--- start of Records for the exercise ---
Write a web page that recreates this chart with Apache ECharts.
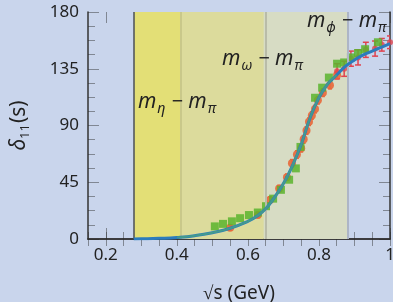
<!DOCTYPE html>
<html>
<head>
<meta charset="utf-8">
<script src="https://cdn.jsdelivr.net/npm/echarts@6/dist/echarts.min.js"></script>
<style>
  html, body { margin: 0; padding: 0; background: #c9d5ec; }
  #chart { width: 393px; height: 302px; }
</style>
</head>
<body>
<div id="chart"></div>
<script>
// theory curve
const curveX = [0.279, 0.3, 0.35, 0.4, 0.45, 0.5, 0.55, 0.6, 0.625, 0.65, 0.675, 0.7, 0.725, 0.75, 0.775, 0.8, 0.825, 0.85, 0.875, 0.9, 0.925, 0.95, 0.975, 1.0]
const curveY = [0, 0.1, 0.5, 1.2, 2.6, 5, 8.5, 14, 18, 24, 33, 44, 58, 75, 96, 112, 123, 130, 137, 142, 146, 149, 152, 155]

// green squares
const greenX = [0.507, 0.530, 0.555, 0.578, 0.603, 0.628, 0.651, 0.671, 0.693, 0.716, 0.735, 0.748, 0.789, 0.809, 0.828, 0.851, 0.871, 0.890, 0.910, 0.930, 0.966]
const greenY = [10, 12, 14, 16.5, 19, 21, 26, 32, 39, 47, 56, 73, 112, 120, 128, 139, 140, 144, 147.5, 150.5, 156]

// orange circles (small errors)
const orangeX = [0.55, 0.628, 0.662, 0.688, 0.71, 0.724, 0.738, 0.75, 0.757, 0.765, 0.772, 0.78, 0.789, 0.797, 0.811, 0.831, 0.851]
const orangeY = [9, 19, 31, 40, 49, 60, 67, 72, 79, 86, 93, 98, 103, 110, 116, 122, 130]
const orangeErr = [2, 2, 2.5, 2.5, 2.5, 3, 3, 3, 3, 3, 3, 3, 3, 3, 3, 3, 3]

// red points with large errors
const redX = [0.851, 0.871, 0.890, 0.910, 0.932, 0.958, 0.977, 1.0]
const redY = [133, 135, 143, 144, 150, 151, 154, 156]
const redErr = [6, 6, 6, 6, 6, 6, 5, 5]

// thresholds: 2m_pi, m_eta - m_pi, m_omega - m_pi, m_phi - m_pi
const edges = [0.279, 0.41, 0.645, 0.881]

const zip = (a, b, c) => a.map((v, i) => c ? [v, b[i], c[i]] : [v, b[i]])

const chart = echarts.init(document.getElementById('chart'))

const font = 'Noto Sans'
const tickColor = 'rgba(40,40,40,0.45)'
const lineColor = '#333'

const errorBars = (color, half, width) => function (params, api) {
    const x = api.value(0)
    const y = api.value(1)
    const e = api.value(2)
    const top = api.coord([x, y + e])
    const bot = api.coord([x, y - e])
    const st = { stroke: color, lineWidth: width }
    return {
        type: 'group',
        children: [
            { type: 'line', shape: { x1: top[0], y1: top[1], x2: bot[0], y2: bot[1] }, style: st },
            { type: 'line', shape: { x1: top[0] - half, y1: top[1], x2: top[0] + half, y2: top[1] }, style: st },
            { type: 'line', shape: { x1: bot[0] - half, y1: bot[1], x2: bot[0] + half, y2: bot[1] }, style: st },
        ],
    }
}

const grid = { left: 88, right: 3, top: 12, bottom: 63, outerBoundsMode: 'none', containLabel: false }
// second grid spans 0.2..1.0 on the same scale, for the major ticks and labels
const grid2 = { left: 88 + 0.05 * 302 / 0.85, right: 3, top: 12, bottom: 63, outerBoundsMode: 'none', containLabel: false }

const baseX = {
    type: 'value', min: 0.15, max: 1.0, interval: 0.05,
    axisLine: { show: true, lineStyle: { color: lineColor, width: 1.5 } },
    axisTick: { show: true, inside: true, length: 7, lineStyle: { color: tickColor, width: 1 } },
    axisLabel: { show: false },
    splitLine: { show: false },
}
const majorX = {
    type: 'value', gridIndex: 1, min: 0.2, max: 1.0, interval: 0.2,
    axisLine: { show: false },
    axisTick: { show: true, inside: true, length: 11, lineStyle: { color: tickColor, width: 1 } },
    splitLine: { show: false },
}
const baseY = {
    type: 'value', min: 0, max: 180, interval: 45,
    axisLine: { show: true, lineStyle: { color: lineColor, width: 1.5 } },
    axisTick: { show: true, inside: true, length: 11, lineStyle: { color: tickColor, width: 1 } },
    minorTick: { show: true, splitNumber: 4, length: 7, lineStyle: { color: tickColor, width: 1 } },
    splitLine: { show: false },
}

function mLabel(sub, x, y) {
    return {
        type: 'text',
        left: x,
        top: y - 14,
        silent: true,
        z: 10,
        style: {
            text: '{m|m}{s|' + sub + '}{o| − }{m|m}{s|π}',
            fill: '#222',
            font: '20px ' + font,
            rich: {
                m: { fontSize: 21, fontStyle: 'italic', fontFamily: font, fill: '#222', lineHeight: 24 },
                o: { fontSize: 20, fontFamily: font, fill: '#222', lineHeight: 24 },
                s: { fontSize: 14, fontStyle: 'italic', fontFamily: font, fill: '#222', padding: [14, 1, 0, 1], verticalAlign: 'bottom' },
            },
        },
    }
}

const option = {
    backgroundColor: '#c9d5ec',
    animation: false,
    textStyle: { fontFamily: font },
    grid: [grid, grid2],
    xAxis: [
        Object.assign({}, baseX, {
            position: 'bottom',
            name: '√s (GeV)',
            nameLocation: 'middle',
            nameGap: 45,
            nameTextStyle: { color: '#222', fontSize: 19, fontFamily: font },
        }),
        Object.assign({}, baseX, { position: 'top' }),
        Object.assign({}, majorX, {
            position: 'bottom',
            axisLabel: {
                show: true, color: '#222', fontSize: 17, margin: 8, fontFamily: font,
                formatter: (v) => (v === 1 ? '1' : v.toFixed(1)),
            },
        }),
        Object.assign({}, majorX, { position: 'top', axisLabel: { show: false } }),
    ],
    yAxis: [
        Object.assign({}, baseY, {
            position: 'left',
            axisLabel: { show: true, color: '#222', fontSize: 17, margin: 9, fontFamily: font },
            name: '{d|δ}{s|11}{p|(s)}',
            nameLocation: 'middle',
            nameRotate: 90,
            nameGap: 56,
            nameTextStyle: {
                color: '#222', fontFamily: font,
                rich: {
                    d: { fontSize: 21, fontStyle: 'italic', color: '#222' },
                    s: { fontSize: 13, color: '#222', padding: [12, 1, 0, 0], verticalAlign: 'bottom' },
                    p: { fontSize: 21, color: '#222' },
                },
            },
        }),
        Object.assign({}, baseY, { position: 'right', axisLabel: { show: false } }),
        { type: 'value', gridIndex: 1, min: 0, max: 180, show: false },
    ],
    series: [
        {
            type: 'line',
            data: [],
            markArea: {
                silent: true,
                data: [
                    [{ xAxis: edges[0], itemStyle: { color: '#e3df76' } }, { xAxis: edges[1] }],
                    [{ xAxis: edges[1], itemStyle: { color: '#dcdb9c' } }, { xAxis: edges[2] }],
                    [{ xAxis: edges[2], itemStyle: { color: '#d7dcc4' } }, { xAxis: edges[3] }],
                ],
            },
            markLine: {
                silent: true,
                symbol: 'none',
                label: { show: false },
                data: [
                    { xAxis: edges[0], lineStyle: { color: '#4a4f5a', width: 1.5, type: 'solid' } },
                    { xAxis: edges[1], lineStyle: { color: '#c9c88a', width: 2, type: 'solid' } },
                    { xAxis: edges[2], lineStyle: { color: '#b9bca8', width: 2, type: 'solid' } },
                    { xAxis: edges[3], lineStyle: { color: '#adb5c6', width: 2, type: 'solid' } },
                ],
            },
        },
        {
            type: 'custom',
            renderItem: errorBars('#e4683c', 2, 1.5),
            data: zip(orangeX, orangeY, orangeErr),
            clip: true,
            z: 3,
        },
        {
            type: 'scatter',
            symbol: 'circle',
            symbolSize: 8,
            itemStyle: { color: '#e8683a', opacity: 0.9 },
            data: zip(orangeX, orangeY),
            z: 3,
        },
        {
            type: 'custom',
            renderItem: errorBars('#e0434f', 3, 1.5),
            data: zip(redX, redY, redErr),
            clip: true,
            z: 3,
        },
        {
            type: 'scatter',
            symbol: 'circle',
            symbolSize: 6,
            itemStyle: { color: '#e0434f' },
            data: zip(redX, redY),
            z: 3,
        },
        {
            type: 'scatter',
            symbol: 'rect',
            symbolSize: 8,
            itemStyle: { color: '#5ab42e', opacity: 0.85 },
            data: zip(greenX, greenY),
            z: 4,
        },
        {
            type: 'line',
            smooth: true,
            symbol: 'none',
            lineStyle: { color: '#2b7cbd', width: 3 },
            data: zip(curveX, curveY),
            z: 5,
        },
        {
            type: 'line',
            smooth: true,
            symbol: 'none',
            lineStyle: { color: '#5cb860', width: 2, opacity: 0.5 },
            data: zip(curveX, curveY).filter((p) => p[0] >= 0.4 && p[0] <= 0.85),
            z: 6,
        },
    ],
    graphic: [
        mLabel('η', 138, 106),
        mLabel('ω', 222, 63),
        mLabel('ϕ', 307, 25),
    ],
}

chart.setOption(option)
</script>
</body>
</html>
--- end of Records for the exercise ---
--- start of Records for the exercise ---
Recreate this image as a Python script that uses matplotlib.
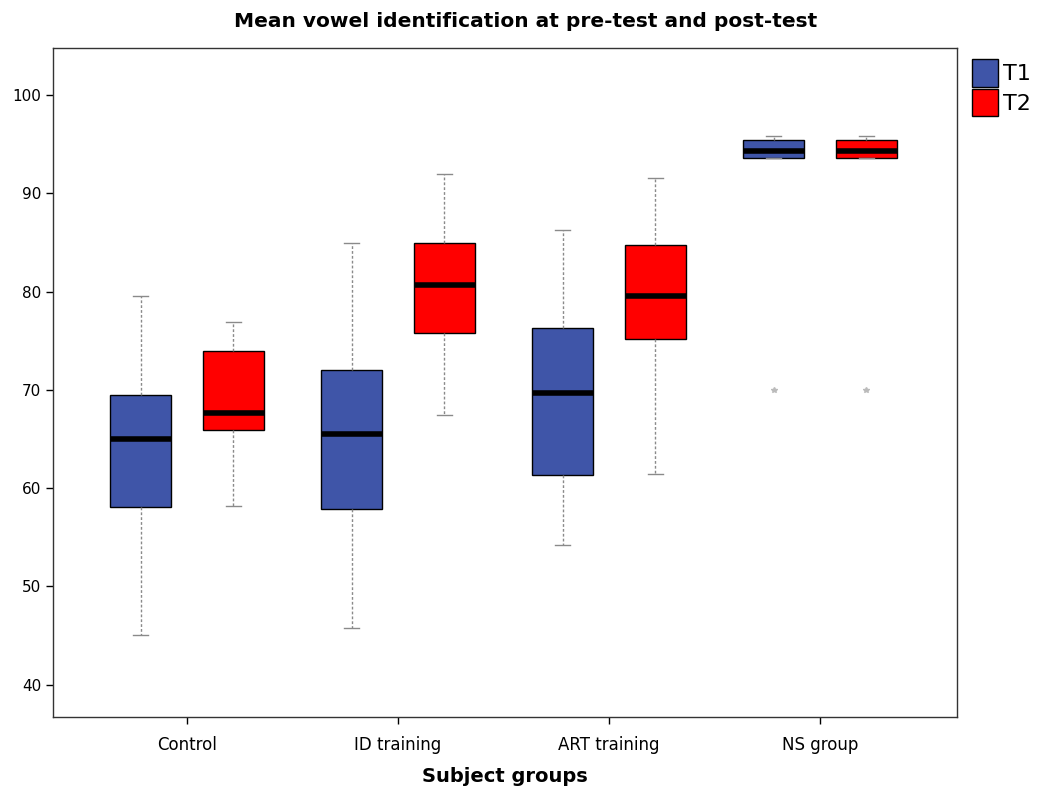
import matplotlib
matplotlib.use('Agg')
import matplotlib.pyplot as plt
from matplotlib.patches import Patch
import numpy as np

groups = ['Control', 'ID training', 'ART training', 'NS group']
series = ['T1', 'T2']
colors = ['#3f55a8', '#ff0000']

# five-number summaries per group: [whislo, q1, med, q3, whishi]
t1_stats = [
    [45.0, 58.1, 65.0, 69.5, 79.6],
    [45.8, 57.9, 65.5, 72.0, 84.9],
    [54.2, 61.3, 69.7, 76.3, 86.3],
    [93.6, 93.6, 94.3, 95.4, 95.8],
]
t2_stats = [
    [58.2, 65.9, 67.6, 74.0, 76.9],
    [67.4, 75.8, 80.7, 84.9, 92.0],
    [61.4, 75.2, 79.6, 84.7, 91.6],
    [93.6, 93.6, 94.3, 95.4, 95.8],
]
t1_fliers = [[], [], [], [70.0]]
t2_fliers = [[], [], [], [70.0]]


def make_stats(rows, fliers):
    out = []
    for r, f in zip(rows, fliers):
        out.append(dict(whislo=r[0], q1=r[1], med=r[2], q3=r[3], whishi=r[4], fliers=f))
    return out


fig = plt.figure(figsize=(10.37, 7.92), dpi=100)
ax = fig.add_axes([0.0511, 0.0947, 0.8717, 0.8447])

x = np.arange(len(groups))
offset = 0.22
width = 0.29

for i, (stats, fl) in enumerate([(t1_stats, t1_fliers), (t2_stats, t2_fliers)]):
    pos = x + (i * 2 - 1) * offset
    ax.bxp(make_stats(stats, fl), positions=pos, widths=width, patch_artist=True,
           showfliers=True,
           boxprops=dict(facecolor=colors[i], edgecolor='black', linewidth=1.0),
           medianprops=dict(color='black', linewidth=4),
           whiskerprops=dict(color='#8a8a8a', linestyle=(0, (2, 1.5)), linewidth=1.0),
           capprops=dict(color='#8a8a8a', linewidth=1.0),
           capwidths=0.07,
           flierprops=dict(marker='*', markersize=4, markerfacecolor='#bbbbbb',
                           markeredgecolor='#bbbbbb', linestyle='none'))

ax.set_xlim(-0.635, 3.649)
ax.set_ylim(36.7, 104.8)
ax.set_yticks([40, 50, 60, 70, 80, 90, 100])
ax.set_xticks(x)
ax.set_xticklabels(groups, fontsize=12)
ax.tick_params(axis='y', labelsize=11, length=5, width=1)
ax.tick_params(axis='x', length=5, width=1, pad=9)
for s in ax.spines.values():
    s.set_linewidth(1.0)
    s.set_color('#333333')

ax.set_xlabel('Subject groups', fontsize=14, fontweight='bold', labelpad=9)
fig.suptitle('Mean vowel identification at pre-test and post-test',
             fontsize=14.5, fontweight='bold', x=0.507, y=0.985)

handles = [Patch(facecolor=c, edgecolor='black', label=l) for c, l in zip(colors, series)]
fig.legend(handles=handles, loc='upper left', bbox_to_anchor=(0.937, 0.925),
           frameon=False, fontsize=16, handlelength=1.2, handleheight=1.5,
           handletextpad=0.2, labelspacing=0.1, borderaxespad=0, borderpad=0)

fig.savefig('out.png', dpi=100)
--- end of Records for the exercise ---
**Aim of the task**
Pull out only the lines from the one with "Write a web" up to and including the one with "147.5, 150.5, 156]", and drop any pictures along the way.

**Task output**
Write a web page that recreates this chart with Apache ECharts.
<!DOCTYPE html>
<html>
<head>
<meta charset="utf-8">
<script src="https://cdn.jsdelivr.net/npm/echarts@6/dist/echarts.min.js"></script>
<style>
  html, body { margin: 0; padding: 0; background: #c9d5ec; }
  #chart { width: 393px; height: 302px; }
</style>
</head>
<body>
<div id="chart"></div>
<script>
// theory curve
const curveX = [0.279, 0.3, 0.35, 0.4, 0.45, 0.5, 0.55, 0.6, 0.625, 0.65, 0.675, 0.7, 0.725, 0.75, 0.775, 0.8, 0.825, 0.85, 0.875, 0.9, 0.925, 0.95, 0.975, 1.0]
const curveY = [0, 0.1, 0.5, 1.2, 2.6, 5, 8.5, 14, 18, 24, 33, 44, 58, 75, 96, 112, 123, 130, 137, 142, 146, 149, 152, 155]

// green squares
const greenX = [0.507, 0.530, 0.555, 0.578, 0.603, 0.628, 0.651, 0.671, 0.693, 0.716, 0.735, 0.748, 0.789, 0.809, 0.828, 0.851, 0.871, 0.890, 0.910, 0.930, 0.966]
const greenY = [10, 12, 14, 16.5, 19, 21, 26, 32, 39, 47, 56, 73, 112, 120, 128, 139, 140, 144, 147.5, 150.5, 156]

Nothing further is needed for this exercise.